● DATASET EXTRACT:
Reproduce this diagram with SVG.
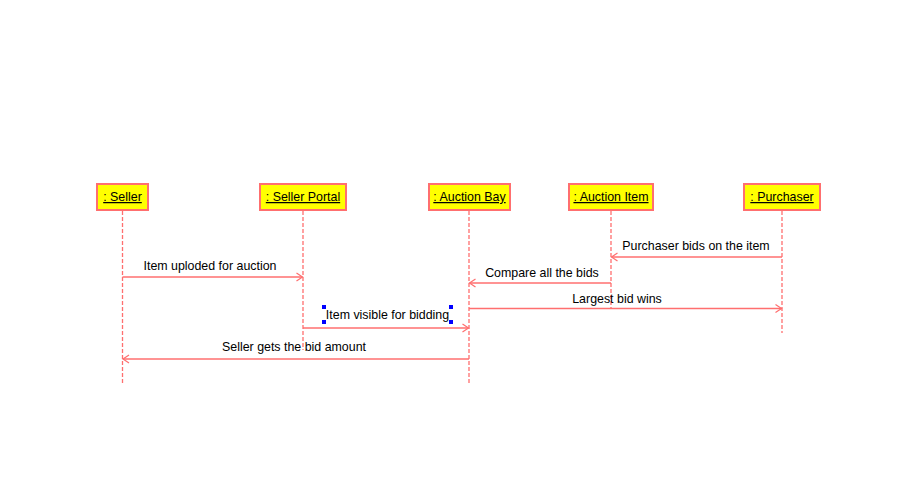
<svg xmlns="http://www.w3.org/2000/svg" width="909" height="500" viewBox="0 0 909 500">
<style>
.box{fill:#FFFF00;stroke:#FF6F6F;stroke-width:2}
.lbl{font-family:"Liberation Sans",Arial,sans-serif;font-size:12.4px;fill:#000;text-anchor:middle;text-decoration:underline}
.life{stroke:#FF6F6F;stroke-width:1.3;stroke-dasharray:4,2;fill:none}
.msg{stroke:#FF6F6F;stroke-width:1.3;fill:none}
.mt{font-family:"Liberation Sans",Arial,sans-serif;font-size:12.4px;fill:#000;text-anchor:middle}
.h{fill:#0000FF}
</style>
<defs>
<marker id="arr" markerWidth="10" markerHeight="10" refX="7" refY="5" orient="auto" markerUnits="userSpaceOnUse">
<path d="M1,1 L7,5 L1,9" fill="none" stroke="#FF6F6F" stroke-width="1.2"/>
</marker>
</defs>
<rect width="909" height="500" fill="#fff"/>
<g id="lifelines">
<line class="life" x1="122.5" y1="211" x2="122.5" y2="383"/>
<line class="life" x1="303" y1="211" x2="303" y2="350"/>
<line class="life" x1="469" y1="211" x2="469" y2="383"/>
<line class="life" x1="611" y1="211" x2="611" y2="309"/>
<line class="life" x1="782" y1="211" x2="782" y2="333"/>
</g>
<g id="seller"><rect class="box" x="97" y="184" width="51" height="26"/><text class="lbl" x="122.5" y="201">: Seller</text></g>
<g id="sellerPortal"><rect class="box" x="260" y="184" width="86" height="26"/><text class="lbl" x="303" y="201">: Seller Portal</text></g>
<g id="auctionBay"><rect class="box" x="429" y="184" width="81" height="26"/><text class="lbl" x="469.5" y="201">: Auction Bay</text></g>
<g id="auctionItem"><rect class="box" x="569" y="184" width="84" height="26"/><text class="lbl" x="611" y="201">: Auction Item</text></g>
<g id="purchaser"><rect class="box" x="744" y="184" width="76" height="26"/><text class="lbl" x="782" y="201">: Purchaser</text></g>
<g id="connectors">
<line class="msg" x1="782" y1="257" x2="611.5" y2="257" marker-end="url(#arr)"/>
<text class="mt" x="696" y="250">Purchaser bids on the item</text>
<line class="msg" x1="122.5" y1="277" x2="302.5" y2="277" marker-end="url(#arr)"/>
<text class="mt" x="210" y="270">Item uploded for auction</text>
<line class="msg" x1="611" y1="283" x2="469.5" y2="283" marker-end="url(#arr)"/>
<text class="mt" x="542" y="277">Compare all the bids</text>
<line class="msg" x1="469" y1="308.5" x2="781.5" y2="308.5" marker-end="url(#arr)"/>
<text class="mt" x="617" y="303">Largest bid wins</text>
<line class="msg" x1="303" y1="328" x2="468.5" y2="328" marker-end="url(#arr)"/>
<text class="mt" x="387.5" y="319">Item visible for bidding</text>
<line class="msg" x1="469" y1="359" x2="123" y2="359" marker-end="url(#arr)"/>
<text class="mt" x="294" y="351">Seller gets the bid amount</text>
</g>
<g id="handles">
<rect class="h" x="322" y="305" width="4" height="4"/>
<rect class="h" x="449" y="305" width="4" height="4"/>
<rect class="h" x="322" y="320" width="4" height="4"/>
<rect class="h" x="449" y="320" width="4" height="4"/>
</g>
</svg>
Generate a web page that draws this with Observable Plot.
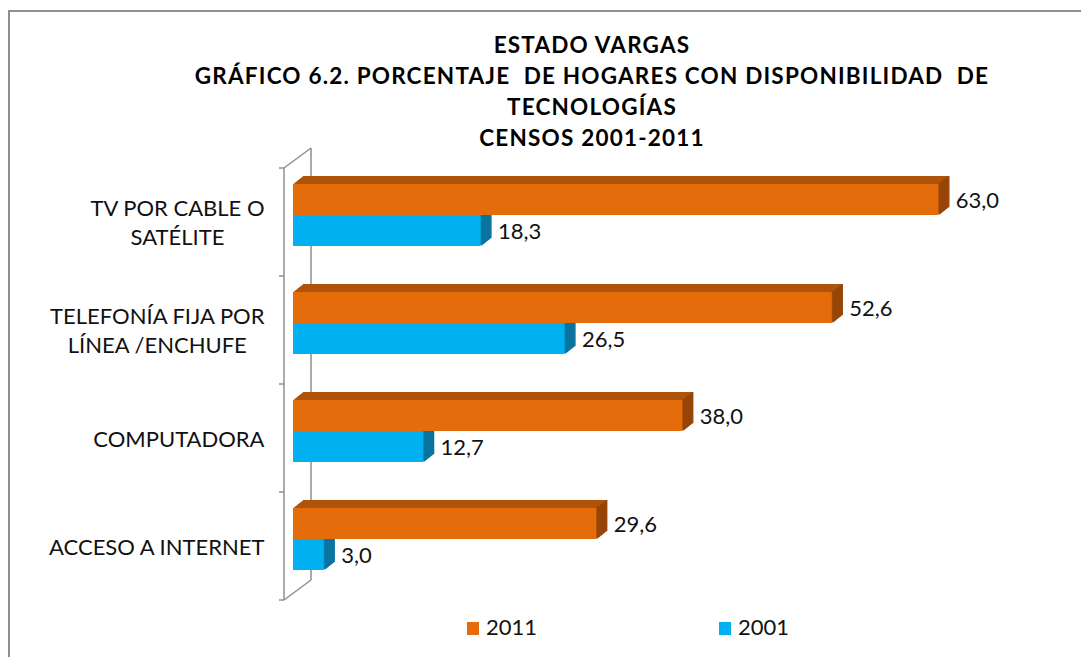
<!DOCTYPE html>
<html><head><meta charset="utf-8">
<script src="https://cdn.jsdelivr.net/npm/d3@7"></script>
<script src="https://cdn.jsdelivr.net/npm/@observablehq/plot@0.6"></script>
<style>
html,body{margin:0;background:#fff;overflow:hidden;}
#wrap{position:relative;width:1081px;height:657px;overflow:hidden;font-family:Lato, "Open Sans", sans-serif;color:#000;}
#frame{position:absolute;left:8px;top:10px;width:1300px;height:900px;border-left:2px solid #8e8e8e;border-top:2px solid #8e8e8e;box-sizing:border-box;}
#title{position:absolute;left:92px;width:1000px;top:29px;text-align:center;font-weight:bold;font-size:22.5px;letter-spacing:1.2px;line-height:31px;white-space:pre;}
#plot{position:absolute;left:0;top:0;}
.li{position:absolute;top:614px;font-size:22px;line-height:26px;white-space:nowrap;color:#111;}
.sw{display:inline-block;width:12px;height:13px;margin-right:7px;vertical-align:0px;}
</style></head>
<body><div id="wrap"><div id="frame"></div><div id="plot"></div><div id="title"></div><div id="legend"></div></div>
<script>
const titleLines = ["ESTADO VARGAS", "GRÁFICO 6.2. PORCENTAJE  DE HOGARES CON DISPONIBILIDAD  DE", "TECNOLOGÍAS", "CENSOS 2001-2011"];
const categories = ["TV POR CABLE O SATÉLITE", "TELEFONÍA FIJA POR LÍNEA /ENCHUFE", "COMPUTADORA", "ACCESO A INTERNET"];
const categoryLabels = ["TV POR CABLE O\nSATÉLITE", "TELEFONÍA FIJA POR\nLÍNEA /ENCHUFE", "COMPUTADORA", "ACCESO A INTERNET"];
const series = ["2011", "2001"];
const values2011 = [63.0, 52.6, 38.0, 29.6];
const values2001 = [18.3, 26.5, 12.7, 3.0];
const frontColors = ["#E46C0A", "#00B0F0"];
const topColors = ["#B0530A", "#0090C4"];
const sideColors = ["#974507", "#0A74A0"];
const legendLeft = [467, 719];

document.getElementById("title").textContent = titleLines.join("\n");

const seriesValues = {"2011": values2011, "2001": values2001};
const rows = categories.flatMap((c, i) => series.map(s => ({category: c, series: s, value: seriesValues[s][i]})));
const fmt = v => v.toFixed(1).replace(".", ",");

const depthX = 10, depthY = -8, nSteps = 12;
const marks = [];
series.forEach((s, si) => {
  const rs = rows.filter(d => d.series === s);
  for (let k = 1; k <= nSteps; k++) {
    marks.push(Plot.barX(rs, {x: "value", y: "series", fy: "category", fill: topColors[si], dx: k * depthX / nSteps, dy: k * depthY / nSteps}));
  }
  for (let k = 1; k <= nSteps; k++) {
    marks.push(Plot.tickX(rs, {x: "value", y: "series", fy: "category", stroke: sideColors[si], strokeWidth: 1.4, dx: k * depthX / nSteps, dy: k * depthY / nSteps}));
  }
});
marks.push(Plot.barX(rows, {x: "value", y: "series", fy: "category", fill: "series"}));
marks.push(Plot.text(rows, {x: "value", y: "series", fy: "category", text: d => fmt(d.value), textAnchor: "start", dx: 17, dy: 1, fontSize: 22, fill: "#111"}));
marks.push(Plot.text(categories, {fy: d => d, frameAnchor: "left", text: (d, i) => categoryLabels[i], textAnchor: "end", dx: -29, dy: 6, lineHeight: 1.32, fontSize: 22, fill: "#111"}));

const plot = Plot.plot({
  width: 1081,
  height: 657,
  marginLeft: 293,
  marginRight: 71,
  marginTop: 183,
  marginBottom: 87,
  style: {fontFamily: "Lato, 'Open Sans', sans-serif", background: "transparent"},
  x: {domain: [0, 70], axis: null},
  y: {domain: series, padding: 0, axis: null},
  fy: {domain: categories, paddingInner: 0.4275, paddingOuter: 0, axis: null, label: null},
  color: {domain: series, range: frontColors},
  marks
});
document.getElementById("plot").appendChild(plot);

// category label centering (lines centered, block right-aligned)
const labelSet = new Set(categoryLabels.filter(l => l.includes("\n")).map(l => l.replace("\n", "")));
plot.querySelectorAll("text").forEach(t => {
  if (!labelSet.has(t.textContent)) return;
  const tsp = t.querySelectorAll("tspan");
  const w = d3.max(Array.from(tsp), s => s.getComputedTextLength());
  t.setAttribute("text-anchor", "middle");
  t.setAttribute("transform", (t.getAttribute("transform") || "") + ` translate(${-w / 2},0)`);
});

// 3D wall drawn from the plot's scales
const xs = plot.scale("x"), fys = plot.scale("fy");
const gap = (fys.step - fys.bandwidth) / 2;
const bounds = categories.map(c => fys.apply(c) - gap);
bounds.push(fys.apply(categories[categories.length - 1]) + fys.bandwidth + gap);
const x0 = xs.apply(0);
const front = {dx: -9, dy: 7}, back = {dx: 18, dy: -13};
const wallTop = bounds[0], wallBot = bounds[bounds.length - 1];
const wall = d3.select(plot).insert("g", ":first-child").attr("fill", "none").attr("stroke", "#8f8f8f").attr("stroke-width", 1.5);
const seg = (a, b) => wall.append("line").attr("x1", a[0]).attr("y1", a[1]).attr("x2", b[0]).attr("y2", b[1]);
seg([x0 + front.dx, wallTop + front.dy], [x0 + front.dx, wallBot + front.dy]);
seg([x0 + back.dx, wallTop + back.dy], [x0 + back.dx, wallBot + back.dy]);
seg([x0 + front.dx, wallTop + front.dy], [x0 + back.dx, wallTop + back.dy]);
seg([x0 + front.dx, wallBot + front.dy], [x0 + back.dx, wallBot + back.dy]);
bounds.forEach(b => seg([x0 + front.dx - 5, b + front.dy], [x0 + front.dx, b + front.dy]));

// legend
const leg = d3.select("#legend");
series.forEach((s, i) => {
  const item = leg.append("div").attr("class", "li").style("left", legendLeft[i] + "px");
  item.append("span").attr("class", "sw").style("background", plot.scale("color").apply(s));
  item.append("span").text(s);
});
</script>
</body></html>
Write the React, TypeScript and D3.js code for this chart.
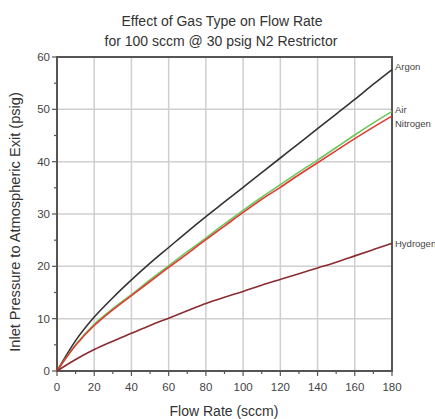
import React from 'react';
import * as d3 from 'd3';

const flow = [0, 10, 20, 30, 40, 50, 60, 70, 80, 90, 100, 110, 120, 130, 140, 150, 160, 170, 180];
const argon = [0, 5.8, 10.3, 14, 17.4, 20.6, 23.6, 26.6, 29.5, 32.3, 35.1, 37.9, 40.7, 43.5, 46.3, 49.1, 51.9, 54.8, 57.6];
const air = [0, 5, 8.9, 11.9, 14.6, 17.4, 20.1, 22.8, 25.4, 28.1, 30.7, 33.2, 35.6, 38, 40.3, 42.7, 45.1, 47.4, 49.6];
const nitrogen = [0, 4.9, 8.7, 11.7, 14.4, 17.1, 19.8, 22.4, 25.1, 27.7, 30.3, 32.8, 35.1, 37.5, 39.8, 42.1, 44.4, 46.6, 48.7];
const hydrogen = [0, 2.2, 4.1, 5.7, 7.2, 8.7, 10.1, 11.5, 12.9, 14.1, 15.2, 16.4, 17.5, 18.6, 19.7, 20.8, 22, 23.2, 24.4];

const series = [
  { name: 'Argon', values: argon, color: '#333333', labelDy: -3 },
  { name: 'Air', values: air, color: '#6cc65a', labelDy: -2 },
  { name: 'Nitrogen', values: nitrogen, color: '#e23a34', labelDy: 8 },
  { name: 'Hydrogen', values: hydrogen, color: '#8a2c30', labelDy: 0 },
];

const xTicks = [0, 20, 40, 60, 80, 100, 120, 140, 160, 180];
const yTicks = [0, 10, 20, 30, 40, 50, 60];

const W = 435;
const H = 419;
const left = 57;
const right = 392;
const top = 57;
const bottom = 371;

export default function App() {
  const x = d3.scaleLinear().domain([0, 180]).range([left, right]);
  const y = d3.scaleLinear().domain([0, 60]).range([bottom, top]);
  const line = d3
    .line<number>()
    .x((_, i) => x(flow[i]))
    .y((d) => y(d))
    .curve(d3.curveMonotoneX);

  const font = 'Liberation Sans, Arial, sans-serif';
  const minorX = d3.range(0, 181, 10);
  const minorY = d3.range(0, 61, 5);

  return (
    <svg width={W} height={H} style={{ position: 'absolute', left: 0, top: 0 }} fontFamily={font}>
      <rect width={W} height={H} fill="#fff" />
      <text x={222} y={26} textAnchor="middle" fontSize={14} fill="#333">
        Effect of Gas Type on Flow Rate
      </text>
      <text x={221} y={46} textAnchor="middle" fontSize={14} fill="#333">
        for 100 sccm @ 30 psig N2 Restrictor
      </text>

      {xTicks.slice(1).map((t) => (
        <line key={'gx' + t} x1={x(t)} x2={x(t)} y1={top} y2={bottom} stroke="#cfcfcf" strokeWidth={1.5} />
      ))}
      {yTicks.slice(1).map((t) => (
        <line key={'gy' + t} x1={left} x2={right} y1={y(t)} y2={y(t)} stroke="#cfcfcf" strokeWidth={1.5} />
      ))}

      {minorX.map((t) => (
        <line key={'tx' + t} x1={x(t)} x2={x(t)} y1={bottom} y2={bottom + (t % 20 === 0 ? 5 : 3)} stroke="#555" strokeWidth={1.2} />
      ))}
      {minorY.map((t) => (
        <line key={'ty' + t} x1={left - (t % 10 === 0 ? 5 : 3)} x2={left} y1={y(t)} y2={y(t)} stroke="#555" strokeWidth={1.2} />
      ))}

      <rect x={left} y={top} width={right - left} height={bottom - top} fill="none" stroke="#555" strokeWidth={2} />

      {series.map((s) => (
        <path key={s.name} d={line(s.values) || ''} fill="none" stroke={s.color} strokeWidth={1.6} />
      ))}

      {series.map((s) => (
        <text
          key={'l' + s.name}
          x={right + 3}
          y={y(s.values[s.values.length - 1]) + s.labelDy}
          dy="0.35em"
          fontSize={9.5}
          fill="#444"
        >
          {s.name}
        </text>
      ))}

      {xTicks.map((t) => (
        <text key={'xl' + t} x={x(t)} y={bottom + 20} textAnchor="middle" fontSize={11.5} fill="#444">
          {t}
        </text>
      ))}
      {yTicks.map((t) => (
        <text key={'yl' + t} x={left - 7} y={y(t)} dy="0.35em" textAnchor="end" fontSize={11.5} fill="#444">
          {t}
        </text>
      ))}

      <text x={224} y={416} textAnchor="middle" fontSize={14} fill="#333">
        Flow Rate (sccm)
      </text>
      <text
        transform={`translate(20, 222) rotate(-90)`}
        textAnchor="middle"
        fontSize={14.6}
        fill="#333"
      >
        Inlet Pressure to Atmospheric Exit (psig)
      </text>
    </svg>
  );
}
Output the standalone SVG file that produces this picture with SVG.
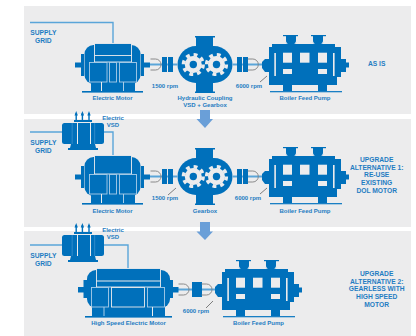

● PROBLEM REQUIREMENTS: In the listing above, find the line with "Generate a web" and the line with "const fmt = v". Set down both and every line between them, minus the pictures.

● THE RESULT:
Generate a web page that draws this with Observable Plot.
<!DOCTYPE html>
<html><head><meta charset="utf-8">
<script src="https://cdn.jsdelivr.net/npm/d3@7"></script>
<script src="https://cdn.jsdelivr.net/npm/@observablehq/plot@0.6"></script>
<style>
html,body{margin:0;background:#fff;overflow:hidden;}
#wrap{position:relative;width:1081px;height:657px;overflow:hidden;font-family:Lato, "Open Sans", sans-serif;color:#000;}
#frame{position:absolute;left:8px;top:10px;width:1300px;height:900px;border-left:2px solid #8e8e8e;border-top:2px solid #8e8e8e;box-sizing:border-box;}
#title{position:absolute;left:92px;width:1000px;top:29px;text-align:center;font-weight:bold;font-size:22.5px;letter-spacing:1.2px;line-height:31px;white-space:pre;}
#plot{position:absolute;left:0;top:0;}
.li{position:absolute;top:614px;font-size:22px;line-height:26px;white-space:nowrap;color:#111;}
.sw{display:inline-block;width:12px;height:13px;margin-right:7px;vertical-align:0px;}
</style></head>
<body><div id="wrap"><div id="frame"></div><div id="plot"></div><div id="title"></div><div id="legend"></div></div>
<script>
const titleLines = ["ESTADO VARGAS", "GRÁFICO 6.2. PORCENTAJE  DE HOGARES CON DISPONIBILIDAD  DE", "TECNOLOGÍAS", "CENSOS 2001-2011"];
const categories = ["TV POR CABLE O SATÉLITE", "TELEFONÍA FIJA POR LÍNEA /ENCHUFE", "COMPUTADORA", "ACCESO A INTERNET"];
const categoryLabels = ["TV POR CABLE O\nSATÉLITE", "TELEFONÍA FIJA POR\nLÍNEA /ENCHUFE", "COMPUTADORA", "ACCESO A INTERNET"];
const series = ["2011", "2001"];
const values2011 = [63.0, 52.6, 38.0, 29.6];
const values2001 = [18.3, 26.5, 12.7, 3.0];
const frontColors = ["#E46C0A", "#00B0F0"];
const topColors = ["#B0530A", "#0090C4"];
const sideColors = ["#974507", "#0A74A0"];
const legendLeft = [467, 719];

document.getElementById("title").textContent = titleLines.join("\n");

const seriesValues = {"2011": values2011, "2001": values2001};
const rows = categories.flatMap((c, i) => series.map(s => ({category: c, series: s, value: seriesValues[s][i]})));
const fmt = v => v.toFixed(1).replace(".", ",");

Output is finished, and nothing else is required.